Originally a privately owned mountain retreat designed in the tradition of the 19th-century Adirondack “Great Camps,” Minnowbrook celebrates its 50th anniversary this year as Syracuse University’s educational conference facility. Located about 2 1/2 hours northeast of Syracuse and overlooking Blue Mountain Lake, the main lodge and surrounding buildings rest on 28 acres and can accommodate up to 56 overnight guests. A member of the International Association of Conference Centers, Minnowbrook features well-equipped meeting rooms (including a 70-seat classroom and several smaller seminar rooms), lodging and dining facilities, a new health and fitness room, and recreation areas. The average group numbers 30, although groups have ranged in size from 6 to 70 people.

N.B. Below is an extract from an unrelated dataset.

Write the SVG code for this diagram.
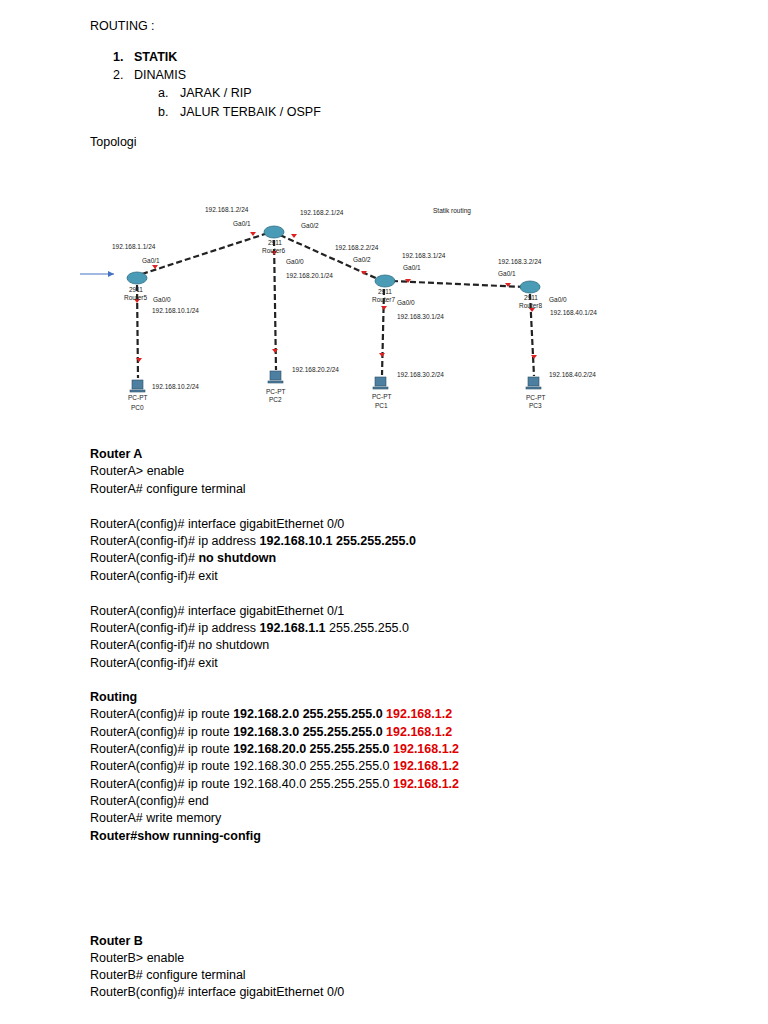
<svg xmlns="http://www.w3.org/2000/svg" width="768" height="1024" viewBox="0 0 768 1024">
<style>
.t{font-family:"Liberation Sans",Arial,sans-serif;font-size:12.5px;fill:#000}
.b{font-weight:bold}
.r{fill:#e00000;font-weight:bold}
.s{font-family:"Liberation Sans",Arial,sans-serif;font-size:6.5px;fill:#222}
.l{stroke:#222;stroke-width:2.2;stroke-dasharray:6,3;fill:none}
.a{fill:#e02020}
.rt{fill:#4a9bb5;stroke:#2d6f85;stroke-width:0.8}
.pc{fill:#4d7fa0;stroke:#2a4d66;stroke-width:0.6}
</style>
<rect width="768" height="1024" fill="#fff"/>
<g id="heading">
<text class="t" x="90" y="30">ROUTING :</text>
<text class="t b" x="113" y="61">1.</text><text class="t b" x="134" y="61">STATIK</text>
<text class="t" x="113" y="79">2.</text><text class="t" x="134" y="79">DINAMIS</text>
<text class="t" x="158" y="97">a.</text><text class="t" x="180" y="97">JARAK / RIP</text>
<text class="t" x="158" y="116">b.</text><text class="t" x="180" y="116">JALUR TERBAIK / OSPF</text>
<text class="t" x="90" y="146">Topologi</text>
</g>
<g id="connectors">
<line class="l" x1="142" y1="274" x2="268" y2="233"/>
<line class="l" x1="280" y1="235" x2="380" y2="280"/>
<line class="l" x1="392" y1="281" x2="524" y2="287"/>
<line class="l" x1="137" y1="285" x2="138" y2="378"/>
<line class="l" x1="274" y1="240" x2="276" y2="370"/>
<line class="l" x1="384" y1="289" x2="382" y2="375"/>
<line class="l" x1="530" y1="294" x2="534" y2="376"/>
<path d="M80 274 H114" stroke="#4472c4" stroke-width="1"/>
<path d="M114 274 l-6 -3 v6 z" fill="#4472c4"/>
<g class="a">
<path d="M155 269 l-3 -4 h6 z"/><path d="M253 236 l-3 -4 h6 z"/>
<path d="M294 238 l-3 -4 h6 z"/><path d="M364 275 l-3 -4 h6 z"/>
<path d="M408 283 l-3 -4 h6 z"/><path d="M508 287 l-3 -4 h6 z"/>
<path d="M137 303 l-3 -4 h6 z"/><path d="M139 362 l-3 -4 h6 z"/>
<path d="M274 255 l-3 -4 h6 z"/><path d="M275 353 l-3 -4 h6 z"/>
<path d="M384 310 l-3 -4 h6 z"/><path d="M382 357 l-3 -4 h6 z"/>
<path d="M532 312 l-3 -4 h6 z"/><path d="M534 359 l-3 -4 h6 z"/>
</g>
</g>
<g id="router5"><ellipse class="rt" cx="137" cy="278" rx="10" ry="6"/><text class="s" x="129" y="292">2911</text><text class="s" x="124" y="300">Router5</text></g>
<g id="router6"><ellipse class="rt" cx="274" cy="232" rx="10" ry="6"/><text class="s" x="268" y="245">2911</text><text class="s" x="262" y="253">Router6</text></g>
<g id="router7"><ellipse class="rt" cx="385" cy="281" rx="10" ry="6"/><text class="s" x="378" y="294">2911</text><text class="s" x="372" y="302">Router7</text></g>
<g id="router8"><ellipse class="rt" cx="530" cy="287" rx="10" ry="6"/><text class="s" x="524" y="300">2911</text><text class="s" x="519" y="308">Router8</text></g>
<g id="pc0"><rect class="pc" x="132" y="380" width="11" height="9"/><rect class="pc" x="130" y="390" width="15" height="2"/><text class="s" x="128" y="400">PC-PT</text><text class="s" x="131" y="410">PC0</text></g>
<g id="pc2"><rect class="pc" x="270" y="371" width="11" height="9"/><rect class="pc" x="268" y="381" width="15" height="2"/><text class="s" x="266" y="394">PC-PT</text><text class="s" x="269" y="402">PC2</text></g>
<g id="pc1"><rect class="pc" x="375" y="377" width="11" height="9"/><rect class="pc" x="373" y="387" width="15" height="2"/><text class="s" x="372" y="399">PC-PT</text><text class="s" x="375" y="408">PC1</text></g>
<g id="pc3"><rect class="pc" x="528" y="377" width="11" height="9"/><rect class="pc" x="526" y="387" width="15" height="2"/><text class="s" x="526" y="400">PC-PT</text><text class="s" x="529" y="408">PC3</text></g>
<g id="labels">
<text class="s" x="205" y="212">192.168.1.2/24</text><text class="s" x="233" y="226">Ga0/1</text>
<text class="s" x="300" y="215">192.168.2.1/24</text><text class="s" x="301" y="228">Ga0/2</text>
<text class="s" x="112" y="249">192.168.1.1/24</text><text class="s" x="142" y="263">Ga0/1</text>
<text class="s" x="286" y="264">Ga0/0</text><text class="s" x="286" y="278">192.168.20.1/24</text>
<text class="s" x="335" y="250">192.168.2.2/24</text><text class="s" x="353" y="262">Ga0/2</text>
<text class="s" x="402" y="258">192.168.3.1/24</text><text class="s" x="403" y="270">Ga0/1</text>
<text class="s" x="498" y="264">192.168.3.2/24</text><text class="s" x="498" y="276">Ga0/1</text>
<text class="s" x="433" y="213">Statik routing</text>
<text class="s" x="153" y="302">Ga0/0</text><text class="s" x="152" y="313">192.168.10.1/24</text>
<text class="s" x="397" y="305">Ga0/0</text><text class="s" x="397" y="319">192.168.30.1/24</text>
<text class="s" x="549" y="302">Ga0/0</text><text class="s" x="550" y="315">192.168.40.1/24</text>
<text class="s" x="152" y="389">192.168.10.2/24</text><text class="s" x="292" y="372">192.168.20.2/24</text>
<text class="s" x="397" y="377">192.168.30.2/24</text><text class="s" x="549" y="377">192.168.40.2/24</text>
</g>
<g id="config">
<text class="t b" x="90" y="458">Router A</text>
<text class="t" x="90" y="475">RouterA&gt; enable</text>
<text class="t" x="90" y="493">RouterA# configure terminal</text>
<text class="t" x="90" y="528">RouterA(config)# interface gigabitEthernet 0/0</text>
<text class="t" x="90" y="545">RouterA(config-if)# ip address <tspan class="b">192.168.10.1 255.255.255.0</tspan></text>
<text class="t" x="90" y="562">RouterA(config-if)# <tspan class="b">no shutdown</tspan></text>
<text class="t" x="90" y="580">RouterA(config-if)# exit</text>
<text class="t" x="90" y="615">RouterA(config)# interface gigabitEthernet 0/1</text>
<text class="t" x="90" y="632">RouterA(config-if)# ip address <tspan class="b">192.168.1.1</tspan> 255.255.255.0</text>
<text class="t" x="90" y="649">RouterA(config-if)# no shutdown</text>
<text class="t" x="90" y="667">RouterA(config-if)# exit</text>
<text class="t b" x="90" y="701">Routing</text>
<text class="t" x="90" y="718">RouterA(config)# ip route <tspan class="b">192.168.2.0 255.255.255.0</tspan> <tspan class="r">192.168.1.2</tspan></text>
<text class="t" x="90" y="736">RouterA(config)# ip route <tspan class="b">192.168.3.0 255.255.255.0</tspan> <tspan class="r">192.168.1.2</tspan></text>
<text class="t" x="90" y="753">RouterA(config)# ip route <tspan class="b">192.168.20.0 255.255.255.0</tspan> <tspan class="r">192.168.1.2</tspan></text>
<text class="t" x="90" y="770">RouterA(config)# ip route 192.168.30.0 255.255.255.0 <tspan class="r">192.168.1.2</tspan></text>
<text class="t" x="90" y="788">RouterA(config)# ip route 192.168.40.0 255.255.255.0 <tspan class="r">192.168.1.2</tspan></text>
<text class="t" x="90" y="805">RouterA(config)# end</text>
<text class="t" x="90" y="822">RouterA# write memory</text>
<text class="t b" x="90" y="840">Router#show running-config</text>
<text class="t b" x="90" y="945">Router B</text>
<text class="t" x="90" y="962">RouterB&gt; enable</text>
<text class="t" x="90" y="979">RouterB# configure terminal</text>
<text class="t" x="90" y="996">RouterB(config)# interface gigabitEthernet 0/0</text>
</g>
</svg>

Throughout the year, the conference center serves as a meeting place for members of the University community, including those from various college departments, the Graduate School, many independent study degree programs, Project Advance, and student leadership and Honors student programs. It also hosts corporations, government agencies, and nonprofit organizations. Mass Mutual, for instance, has used the retreat annually for nearly 30 years, and the New York State Council on the Arts has held its annual gathering there for the past several years. “Programs often focus on long-term planning and goal setting, team-building, and interpersonal skills,” says Jim Moore, the center’s director and a 31-year employee of University College, which manages and promotes Minnowbrook. “Getting away from their regular place of business inspires and relaxes people, and gives them a new perspective on the ‘big picture.’”

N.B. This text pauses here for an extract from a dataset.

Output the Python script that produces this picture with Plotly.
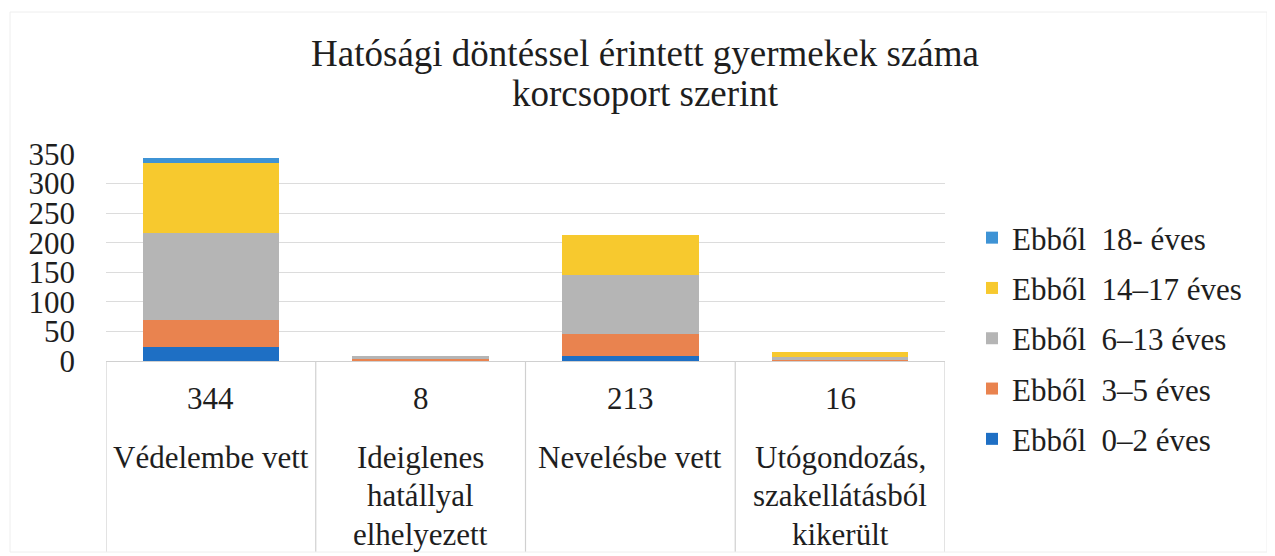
import plotly.graph_objects as go

# ---- data ----
categories = ["Védelembe vett", "Ideiglenes hatállyal elhelyezett", "Nevelésbe vett",
              "Utógondozás, szakellátásból kikerült"]
category_lines = [["Védelembe vett"],
                  ["Ideiglenes", "hatállyal", "elhelyezett"],
                  ["Nevelésbe vett"],
                  ["Utógondozás,", "szakellátásból", "kikerült"]]
totals = [344, 8, 213, 16]
series_names = ["Ebből  0–2 éves", "Ebből  3–5 éves", "Ebből  6–13 éves",
                "Ebből  14–17 éves", "Ebből  18- éves"]
age_0_2 = [23, 0, 9, 0]
age_3_5 = [46, 4, 36, 1]
age_6_13 = [147, 4, 101, 5]
age_14_17 = [118, 0, 67, 10]
age_18 = [10, 0, 0, 0]
series_values = [age_0_2, age_3_5, age_6_13, age_14_17, age_18]
colors = ["#1E6FC4", "#E9834F", "#B5B5B5", "#F7C92E", "#3E93D5"]
y_ticks = [0, 50, 100, 150, 200, 250, 300, 350]
title_lines = ["Hatósági döntéssel érintett gyermekek száma", "korcsoport szerint"]

FONT = "Liberation Serif"
TXT = "#1E1E1E"
OFF = 8  # page body margin
W, H = 1275, 556
ML = 106 - OFF
MT = 154 - OFF
plot_bottom = 361 - OFF
plot_right = 945 - OFF
MB = H - plot_bottom
MR = W - plot_right
plot_h = plot_bottom - MT
plot_w = plot_right - ML


def py(y_ref):
    return (plot_bottom - (y_ref - OFF)) / plot_h


def px(x_ref):
    return ((x_ref - OFF) - ML) / plot_w


x_idx = list(range(len(categories)))
n = len(series_names)

fig = go.Figure()
for i, (name, vals, col) in enumerate(zip(series_names, series_values, colors)):
    fig.add_trace(go.Bar(
        x=x_idx, y=vals, name=name, marker_color=col, marker_line_width=0,
        legendgroup=f"g{i}", legendrank=n - i, hoverinfo="y+name",
    ))

annotations = []
for i, t in enumerate(totals):
    annotations.append(dict(x=i, y=py(398), xref="x", yref="paper", text=str(t),
                            showarrow=False, font=dict(family=FONT, size=31, color=TXT),
                            xanchor="center", yanchor="middle"))
    for j, line in enumerate(category_lines[i]):
        annotations.append(dict(x=i, y=py(457 + 38.5 * j), xref="x", yref="paper", text=line,
                                showarrow=False, font=dict(family=FONT, size=31, color=TXT),
                                xanchor="center", yanchor="middle"))
# second title line
annotations.append(dict(x=px(645), y=py(93), xref="paper", yref="paper", text=title_lines[1],
                        showarrow=False, font=dict(family=FONT, size=37, color=TXT),
                        xanchor="center", yanchor="middle"))

shapes = []
for k in range(len(categories) + 1):
    shapes.append(dict(type="line", xref="x", yref="paper", x0=k - 0.5, x1=k - 0.5,
                       y0=0, y1=py(552), line=dict(color="#D0D0D0", width=1.2)))
shapes.append(dict(type="rect", xref="paper", yref="paper",
                   x0=px(10), x1=px(1267), y0=py(552), y1=py(12),
                   line=dict(color="#EEEEEE", width=1)))

fig.update_layout(
    width=W, height=H,
    margin=dict(l=ML, r=MR, t=MT, b=MB),
    paper_bgcolor="white", plot_bgcolor="white",
    barmode="stack", bargap=0.35,
    title=dict(text=title_lines[0],
               x=(645 - OFF) / W, xanchor="center", y=1 - (53 - OFF) / H, yanchor="middle",
               font=dict(family=FONT, size=37, color=TXT)),
    xaxis=dict(range=[-0.5, len(categories) - 0.5], showticklabels=False, showgrid=False,
               zeroline=False, showline=True, linecolor="#D0D0D0", linewidth=1.2, ticks=""),
    yaxis=dict(range=[0, 350], tickvals=y_ticks, showgrid=True, gridcolor="#DCDCDC",
               gridwidth=1, zeroline=False, showline=False, ticklabelstandoff=30,
               tickfont=dict(family=FONT, size=31, color=TXT), ticklen=0, ticks=""),
    legend=dict(x=px(972), xanchor="left", y=py(211), yanchor="top",
                traceorder="grouped", tracegroupgap=7, maxheight=420,
                font=dict(family=FONT, size=31, color=TXT),
                itemwidth=30, bgcolor="rgba(0,0,0,0)"),
    annotations=annotations, shapes=shapes,
    showlegend=True,
)

fig.write_html("out.html")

Franklin P. Wilbur G’70, G’76, the University’s associate vice president for undergraduate studies and executive director of Project Advance and the Center for Support of Teaching and Learning, has used Minnowbrook for 30 years for departmental strategic planning retreats and other purposes. “Minnowbrook is a great conference center that offers a combination of wonderful instructional resources with recreational facilities, comfortable housing, and fine dining,” he says. “The environment is conducive to creative thought and camaraderie. And it’s a chance for staff to meet in a fresh setting and see each other differently than they do at work.”

“Our clients love us,” Moore says, citing the high level of repeat business the center attracts. Besides the beauty of the location, Minnowbrook clients also appreciate the staff. “They are our strongest attribute, and Minnowbrook’s shining star,” Moore says. The center’s staff consists of a live-in caretaker, a head chef, 2 assistant caretakers, and between 10 and 14 full- and part-time kitchen and housekeeping workers, all of whom Moore describes as loyal, thorough, and versatile. Guests often comment on the staff’s quality, impressed with their ability to accommodate a group while remaining virtually unseen. “The staff is absolutely wonderful,” says Leadership Greater Syracuse’s Mossotti. “They are always very attentive to our more than 40 guests and work with us to ensure all the details are taken care of.”

Plans are under way for enhancing Minnowbrook’s capacity with an additional building that includes 10 bedrooms with private baths, a meeting room, and a social room. When Moore first began working at Minnowbrook, the concept of “conferencing” was in its infancy and visitors were comfortable rooming with two or even three others. Now, however, increased competition among conference centers for clients has amplified the need to provide guests with single rooms and private baths. The plan for a new building allows for increased privacy and would give Minnowbrook the flexibility to house more than one group at a time. “My personal philosophy has always been to look for ways to make Minnowbrook a little bit better,” Moore says. “Every year I present that challenge to my staff, saying, ‘We’re excellent, but there’s room for improvement.’ And they’ve never let me down.”